The LBS Marketing Sampler Platter

by Ben Allen

Consultant | Consultant
  • Added February 24, 2010

There are so many companies popping up these days, looking to dig out a niche for themselves in the mobile location aware space. Here is a samplers platter of a few that I think may be the more interesting ones to keep an eye on, what they do and why they’re potentially interesting. This is by no means a recommendation, and they all have competitors doing similar things also worth checking out, but it may just help to get your creative marketing  juices flowing:

Foursquare
What they do: It’s a mobile social networking application, particularly popular on the iPhone platform among tech types in the NYC and SF area.  Foursquare lets you check-in to the places you visit, and share your thoughts about those places with your friends.  Check in enough places and you can earn points, unlock badges and maybe be crowned mayor.  It’s a game plus a way to find and stay connected with your friend all rolled into one.

Why it’s interesting: Well for the folks that run those local brick and mortar operations, there is a goldmine of information in all those check ins and comments. Companies have already begun experimenting with their next generation loyalty programs around mayors and folks that check in a lot.  Foursquare has been a leader in the world of mobile “check ins”.  In the big, big picture mobile marketers could begin using check ins as a metric for measuring success of advertising and marketing efforts… kind of like a click through for the web. 

Localeze
What they do: Rich and comprehensive business listings management designed for the increasingly important world of local and mobile search and discovery.  Have a business with retail brick and mortar stores? You’ll want to be sure those stores are found as consumers increasingly turn to web and mobile search to find what stores they’re looking to visit and items they’re looking to buy.

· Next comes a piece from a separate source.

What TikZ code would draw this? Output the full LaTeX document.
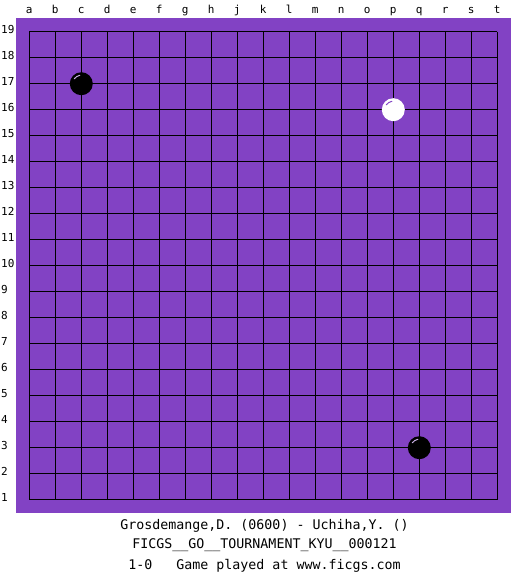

Why it’s interesting: Many marketing folks behind brick and mortar stores often just ignore the web, either leaving that to their dedicated e-commerce teams (large companies) or having their uncle Larry put up a web page and then responding to occasional emails and generally forgetting about it.  As mobile location awareness gains more steam, more and more brick and mortar only companies will turn to digital marketing to pro actively and directly drive in-store foot traffic.

Sense Networks
What they do: They obtain large amounts of raw and aggregated anonymous location data from folks like wireless carriers, often in real-time, and then turn around and analyze it all in order to better understand human behavior. The resulting analysis can be fed into another corporate run system to help them perform more intelligently.

Why it’s interesting:  The potential uses of this type of aggregate information seems tremendous, anything from mobile behavioral targeting and ad serving to vehicle and foot traffic patterns which could drive store locations selection, or even proxy area or retail level economic activity. 

Milo.com
What they do:
They’re squarely focused on the consumer behavior where consumers want to research potential products purchases online, but ultimately want to walk into a local store to buy locally… estimated to be a $1 trillion market by next year. So this means a local oriented product search web site, access to retailers inventory systems and a ton of SEO and product oriented web pages all tied together to go after this segment.

Why it’s interesting: Tying online consumer search results to actual hard goods via inventory systems is some of the first steps toward a mobile search system where the end result isn’t a page of HTML, but instead a thing that someone wants to get their hands on.  Nothing wrong with e-commerce, but some 95% of the commerce  happening in the world is still happening in the real world and the possibilities for beginning to blur the lines more and more by applying some of the digital marketing techniques to those offline sales is potentially quite intriguing and lucrative.